Wait! That's not Reentrant!
2007/11/02Sometimes when writing a program I will skip the design stage and just hack together a proof of concept for some feature to make suere I understand the problem. Once I have something that works, I go back, write up a real design, and rewrite that feature from scratch following a sane and extendable design.
My main project now is a little program to display useful information for people roasting coffee. How long has the roaster been on, how long has the current batch of coffee been in, what the current temperature from any number of thermocouples is, how the roast to the current point compares to a preset profile, things like that along with some data logging support. The goal is to reduce the need for paper, improve consistency, and make my job easier.

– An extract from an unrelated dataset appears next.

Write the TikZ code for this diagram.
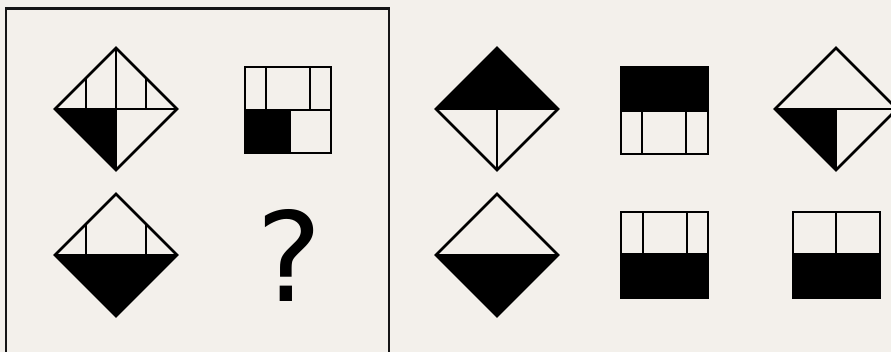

For temperature displays, I needed to learn how to use the interface to a device that reads the thermocouple channels and get a temperature to display or log or graph or whatever else I wanted to do with the data. I hacked together a little program that would loop continuously, calling a function to read temperature data and, if there was a new measurement available, display the temperature on the screen. This worked, but it was limited to reading only one thermocouple and it could only display that data. This was fine, but it was excessively resource intensive and not particularly reusable.
I decided that I really needed to split the program up into three different classes. A DAQ class represents the device that reads the thermocouples. These devices support multiple thermocouple channels, so a Channel class is used to represent each thermocouple. The DAQ class handles setting up the device, reading the data as it becomes available, and passing each measurement to the appropriate Channel instance. A TemperatureDisplay class is used to display the temperature data as it comes through the Channel. As many displays can connect to the channel as needed, and other sorts of objects can also be notified of new data from the channel. A model for data logging, for example, could be used instead of or in addition to the temperature display. None of these classes are tied strongly to any of the others, so I could write a new DAQ class to read data from other vendors or act as a simulator for testing purposes and everything else would still work without modification.
I wrote this, compiled, and it worked... between one and three measurements, at which point the program became unresponsive, top reported 103% CPU usage, and when I paused execution in the debugger, discovered more than 1300 stack frames. Stopping the program and stepping through the problem area in a debugger caused the problem to go away.
Today I investigated this and immediately saw the problem on the stack. I had assumed that the function called to get new measurements would always exit before it was called again. After all, I hadn't split off any threads and nothing the problematic function called would obviously call this function again. Yet, there it was, several calls to this function on the stack. It turns out that two of my assumptions were incorrect. The framework I used had 21 threads executing for my little single threaded application and code in the framework for passing data from the channels to anything connected to the channels could notice that enough time had passed to try to obtain another measurement. I put a lock around the offending function, and now that feature works perfectly. It seems that I will need to be a little more careful with functions that are not reentrant or thread safe.